We had sufficiently worked our way into food comas and were ready for bed. After navigating the bus system back (every bus stop lists every stop for all the buses that go there – so useful!!) we stopped in the bar under our hostel for a Singapore Sling. It’s pretty much the tourist drink of choice there. It looks nice and girly, but it was pretty strong, and I didn’t finish it. Also, I’m not sure how close this bar sticks to the original recipe – I guess everywhere does it a little differently – but here is the original from the Raffles Hotel in case you want to try it for yourself. Wikipedia says that should be a pineapple, not a lemon wedge, and it shouldn’t have any ice, so honestly who knows what I was drinking.

On Saturday we got up early again and made our way to Sentosa. It’s a super touristy resort island – they even have a Universal Studios – but we just went for the beach.

It’s all manmade, but still gorgeous. The sand is so soft and the water was ridiculously warm. One of the beaches, Palawan, has a bridge to a teeny little island that is apparently the southernmost point in continental Asia, which was kind of cool. I fell asleep on the beach and got a nice tan. Just to make all of you in Pittsburgh jealous.

We went to a food court for lunch and I got “fried carrot cake.” I knew it obviously wasn’t carrot cake in the way we think about it; the picture looked like an omelet. This is what I got:

It was DELICIOUS. There was a bunch of egg underneath, so the photo wasn’t a complete lie at least. There was definitely no carrots in here, though. I thought it was just rice noodles or something, but Wikipedia says it’s actually made from radishes, and it has the name “carrot cake” because the word for radish can also refer to carrots. Also, the Wiki picture looks like what I had, so whatever picture they were using at this place is just completely wrong I guess.

Saturday night we went to the Night Safari. It’s a separate section of the zoo that’s only open from 7:30pm to midnight. Some places you can walk around, including a room full of bats that fly right by you oh my god I was screaming, but most of the animals you can only see from the tram ride. Animals like elephants, tigers, and hyenas are in a contained area, but all the different types of deer and cattle are pretty much free roaming. There were even a couple of Malayan tapirs grazing just a couple feet away from where I was sitting on the tram!

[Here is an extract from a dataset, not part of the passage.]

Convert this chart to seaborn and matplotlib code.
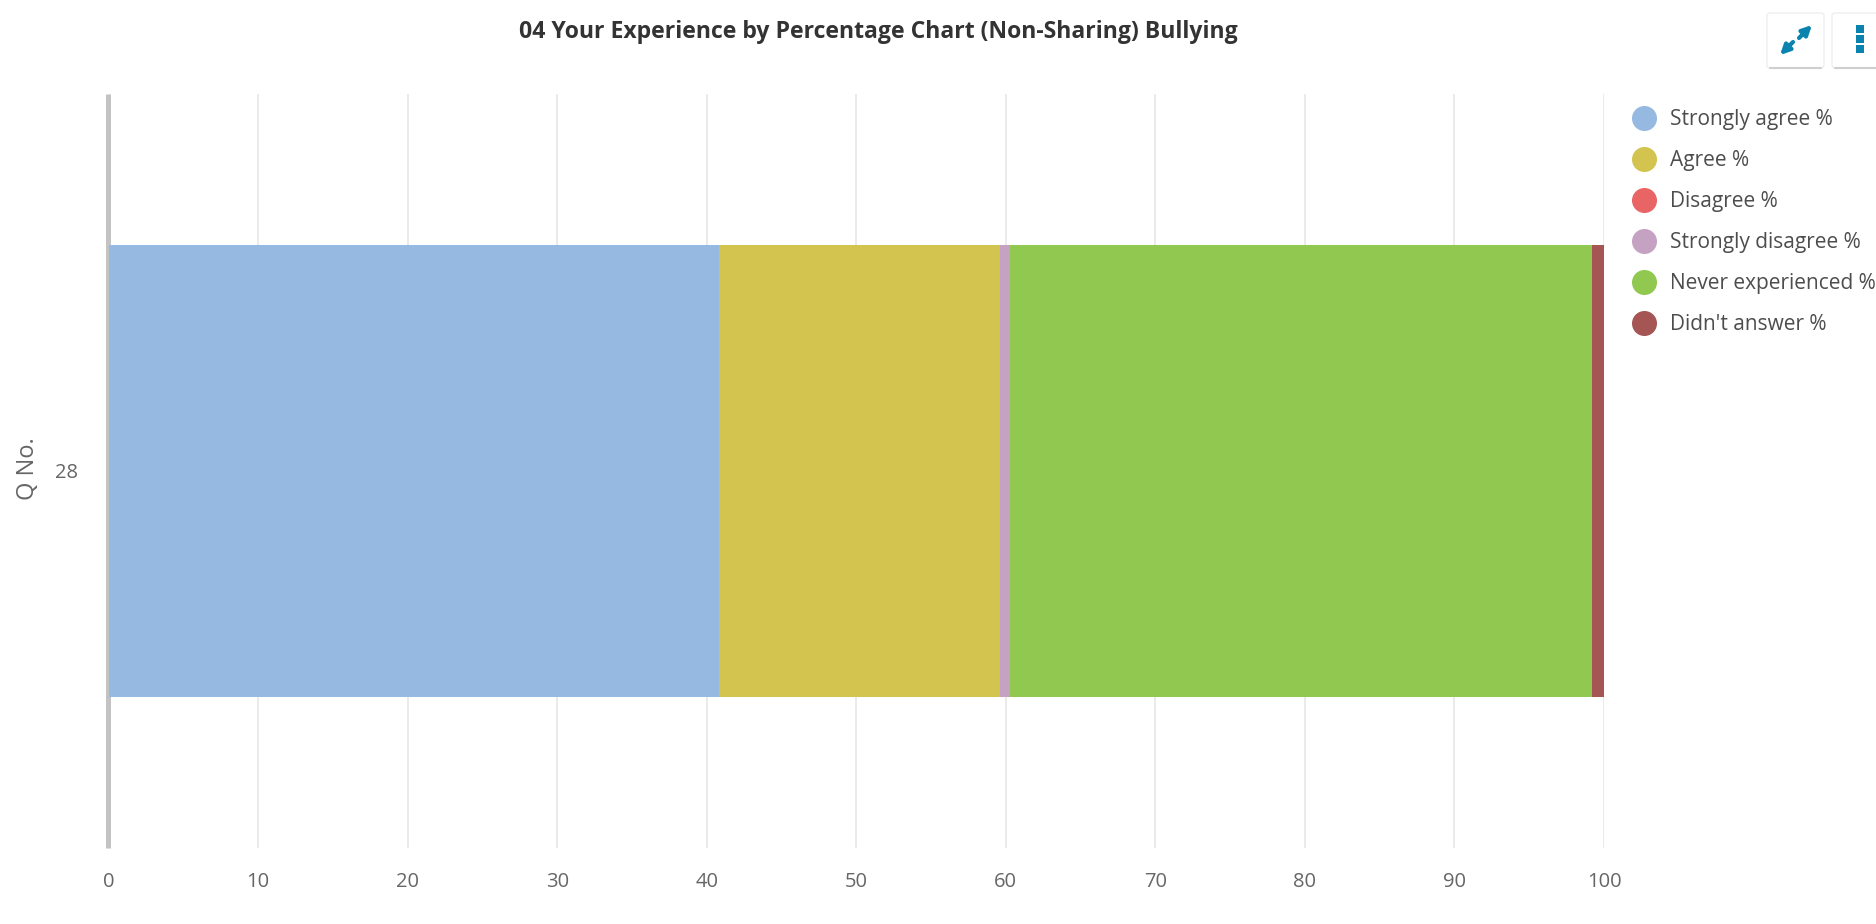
import matplotlib
matplotlib.use('Agg')
import matplotlib.pyplot as plt
import seaborn as sns
from matplotlib.lines import Line2D
from matplotlib.patches import FancyBboxPatch

question = ['28']
series = ['Strongly agree %', 'Agree %', 'Disagree %', 'Strongly disagree %',
          'Never experienced %', "Didn't answer %"]
values = [40.8, 18.8, 0.0, 0.7, 38.9, 0.8]
colors = ['#95b9e0', '#d3c44f', '#e96565', '#c6a2c2', '#90c850', '#a65555']
x_ticks = [0, 10, 20, 30, 40, 50, 60, 70, 80, 90, 100]

W, H = 1876, 924
sns.set_style('white')
plt.rcParams['font.family'] = ['Open Sans', 'DejaVu Sans']

fig = plt.figure(figsize=(W / 100, H / 100), dpi=100, facecolor='white')
ax = fig.add_axes([108.5 / W, 1 - 848 / H, (1604 - 108.5) / W, (848 - 94) / H])

# stacked bar, one barplot call per series
left = 0
for name, val, col in zip(series, values, colors):
    sns.barplot(x=[val], y=question, left=left, width=0.6, color=col, saturation=1,
                linewidth=0, ax=ax, zorder=3)
    left += val

ax.set_xlim(0, 100)
ax.set_ylim(0.5, -0.5)
ax.set_xticks(x_ticks)
ax.set_xticklabels([str(t) for t in x_ticks])
ax.grid(axis='x', color='#e6e6e6', lw=1.2, zorder=0)
ax.grid(axis='y', visible=False)
ax.set_axisbelow(True)
ax.tick_params(axis='x', length=0, pad=17.5, labelsize=14.5, labelcolor='#666666')
ax.tick_params(axis='y', length=0, pad=21, labelsize=14.5, labelcolor='#666666')
ax.set_yticks([-0.5, 0.5], minor=True)
ax.tick_params(axis='y', which='minor', length=6, width=1, color='#ccd6eb')
ax.set_xlabel('')
ax.set_ylabel('')
sns.despine(ax=ax, top=True, right=True, bottom=True)
ax.spines['left'].set_color('#c3c3c3')
ax.spines['left'].set_linewidth(3.6)
ax.spines['left'].set_position(('outward', 0.7))
ax.spines['left'].set_capstyle('butt')

fig.text(28 / W, 1 - 469 / H, 'Q No.', rotation=90, ha='center', va='center',
         fontsize=17, color='#666666')
fig.text(878 / W, 1 - 32 / H, '04 Your Experience by Percentage Chart (Non-Sharing) Bullying',
         ha='center', va='center', fontsize=16.6, fontweight='bold', color='#333333')

# legend
handles = [Line2D([], [], ls='', marker='o', ms=17, mfc=c, mec=c) for c in colors]
leg = fig.legend(handles, series, loc='upper left', bbox_to_anchor=(1627 / W, 1 - 109 / H),
                 bbox_transform=fig.transFigure, frameon=False, fontsize=15,
                 labelcolor='#4d4d4d', labelspacing=0.96, handletextpad=0.45,
                 handlelength=1.6, borderpad=0, borderaxespad=0)

# the two buttons at the top right
overlay = fig.add_axes([0, 0, 1, 1], facecolor='none')
overlay.set_xlim(0, W)
overlay.set_ylim(H, 0)
overlay.axis('off')
blue = '#0a84ae'
for bx, bw in [(1767, 57), (1832, 60)]:
    overlay.add_patch(FancyBboxPatch((bx + 3, 16), bw - 6, 49, boxstyle='round,pad=3',
                                     fc='#ffffff', ec='#eeeeee', lw=1, zorder=1))
    overlay.plot([bx + 3, bx + bw - 3], [68, 68], color='#cfcfcf', lw=1.5, zorder=1)
overlay.annotate('', xy=(1780, 55), xytext=(1793, 42),
                 arrowprops=dict(arrowstyle='-|>', color=blue, lw=3, mutation_scale=14, shrinkA=0, shrinkB=0))
overlay.annotate('', xy=(1812, 25), xytext=(1799, 38),
                 arrowprops=dict(arrowstyle='-|>', color=blue, lw=3, mutation_scale=14, shrinkA=0, shrinkB=0))
overlay.plot([1860, 1860, 1860], [29, 39, 49], ls='', marker='s', ms=5.5, mew=0, color=blue, zorder=2)

fig.savefig('out.png', dpi=100, facecolor='white')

Finally on Sunday morning, before we had to go to the airport, we borrowed a couple of bikes from the hostel and rode around East Coast Park. There’s a pier where tons of people camp out to fish, and we even saw a guy catch a couple of stingrays. The bike ride was a really nice, relaxing way to end the weekend.

We stopped at a cute ice cream shop by the bus stop, Ice Cream Chefs. They had such interesting flavors, like milk tea, creme brulee, passion kiwi, durian, and adzuki (red) bean. I got pandan flavor with some cookie crumbs mixed into it. I’m definitely going to keep some of these flavors in mind when I bust out my ice cream maker again next summer – I bet milk tea wouldn’t be too difficult to make.

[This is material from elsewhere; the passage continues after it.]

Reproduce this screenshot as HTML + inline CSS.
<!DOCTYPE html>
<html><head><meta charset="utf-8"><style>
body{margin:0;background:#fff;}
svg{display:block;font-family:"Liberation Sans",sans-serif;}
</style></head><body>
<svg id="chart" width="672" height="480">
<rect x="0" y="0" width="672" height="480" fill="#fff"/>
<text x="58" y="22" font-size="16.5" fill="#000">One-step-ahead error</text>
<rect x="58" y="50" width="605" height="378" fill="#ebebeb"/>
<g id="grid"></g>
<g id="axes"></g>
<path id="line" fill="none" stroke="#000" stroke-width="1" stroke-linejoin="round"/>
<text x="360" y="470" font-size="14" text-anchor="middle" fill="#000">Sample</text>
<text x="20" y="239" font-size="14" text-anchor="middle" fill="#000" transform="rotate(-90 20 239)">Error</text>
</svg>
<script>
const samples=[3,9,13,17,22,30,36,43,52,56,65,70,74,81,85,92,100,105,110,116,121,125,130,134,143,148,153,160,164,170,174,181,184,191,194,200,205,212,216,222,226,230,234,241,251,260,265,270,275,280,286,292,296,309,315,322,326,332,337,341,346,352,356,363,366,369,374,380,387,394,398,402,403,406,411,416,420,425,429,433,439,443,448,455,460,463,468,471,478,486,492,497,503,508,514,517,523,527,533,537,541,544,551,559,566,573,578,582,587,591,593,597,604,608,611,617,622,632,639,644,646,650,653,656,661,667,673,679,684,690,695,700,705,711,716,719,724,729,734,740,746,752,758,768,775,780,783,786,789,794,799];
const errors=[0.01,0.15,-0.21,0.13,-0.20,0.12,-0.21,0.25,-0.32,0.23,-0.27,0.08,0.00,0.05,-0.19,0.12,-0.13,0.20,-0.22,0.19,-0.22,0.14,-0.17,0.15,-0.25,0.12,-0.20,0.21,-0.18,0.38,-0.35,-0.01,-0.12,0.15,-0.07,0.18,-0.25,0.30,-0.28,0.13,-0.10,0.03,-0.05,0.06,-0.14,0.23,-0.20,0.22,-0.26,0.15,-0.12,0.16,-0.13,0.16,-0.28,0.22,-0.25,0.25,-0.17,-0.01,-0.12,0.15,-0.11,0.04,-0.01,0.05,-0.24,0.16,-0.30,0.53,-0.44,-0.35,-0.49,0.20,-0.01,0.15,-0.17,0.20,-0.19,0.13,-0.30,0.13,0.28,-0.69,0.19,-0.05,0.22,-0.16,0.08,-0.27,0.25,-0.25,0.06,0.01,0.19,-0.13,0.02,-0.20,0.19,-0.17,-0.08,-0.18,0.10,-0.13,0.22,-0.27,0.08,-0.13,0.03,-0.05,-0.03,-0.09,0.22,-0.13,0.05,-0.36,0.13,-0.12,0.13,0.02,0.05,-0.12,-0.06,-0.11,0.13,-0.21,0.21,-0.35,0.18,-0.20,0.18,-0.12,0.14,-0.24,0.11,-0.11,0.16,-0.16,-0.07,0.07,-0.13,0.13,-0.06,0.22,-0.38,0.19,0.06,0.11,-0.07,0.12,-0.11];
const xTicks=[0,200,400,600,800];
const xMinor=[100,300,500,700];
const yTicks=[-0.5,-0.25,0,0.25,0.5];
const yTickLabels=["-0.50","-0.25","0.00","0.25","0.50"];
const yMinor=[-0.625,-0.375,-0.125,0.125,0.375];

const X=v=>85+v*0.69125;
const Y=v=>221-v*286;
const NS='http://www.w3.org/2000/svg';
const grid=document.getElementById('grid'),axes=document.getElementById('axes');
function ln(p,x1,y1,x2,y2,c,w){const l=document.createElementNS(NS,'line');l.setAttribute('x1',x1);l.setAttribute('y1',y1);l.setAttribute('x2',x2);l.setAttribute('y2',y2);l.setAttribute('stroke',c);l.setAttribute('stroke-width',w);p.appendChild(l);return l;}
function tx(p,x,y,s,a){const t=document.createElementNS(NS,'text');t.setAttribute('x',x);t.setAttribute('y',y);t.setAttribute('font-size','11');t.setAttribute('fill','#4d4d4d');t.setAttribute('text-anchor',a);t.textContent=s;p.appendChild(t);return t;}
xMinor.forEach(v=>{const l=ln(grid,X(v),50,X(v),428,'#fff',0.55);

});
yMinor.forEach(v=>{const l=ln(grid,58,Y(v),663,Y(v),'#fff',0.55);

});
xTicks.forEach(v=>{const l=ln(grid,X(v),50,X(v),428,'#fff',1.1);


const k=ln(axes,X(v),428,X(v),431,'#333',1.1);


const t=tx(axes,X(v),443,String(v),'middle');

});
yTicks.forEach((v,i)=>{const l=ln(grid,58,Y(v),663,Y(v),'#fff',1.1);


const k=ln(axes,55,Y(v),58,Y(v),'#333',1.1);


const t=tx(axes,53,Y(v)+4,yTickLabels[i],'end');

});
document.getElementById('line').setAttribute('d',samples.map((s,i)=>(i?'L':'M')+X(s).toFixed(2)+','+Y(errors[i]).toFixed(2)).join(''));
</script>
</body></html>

Overall, I had a really wonderful time in Singapore, but one thing was nagging me the entire time: it’s so not Asian there. Everyone speaks English first, unlike Hong Kong where people always try Cantonese with me, and especially in the downtown area everyone is white. Besides the weather and coconut trees, if you had said to me I was in the US, I would have believed you. I thought Hong Kong was pretty westernized, but it’s nothing compared to Singapore. Maybe it’s different if you’re outside of the really touristy areas, but I honestly felt like I left Asia for the weekend.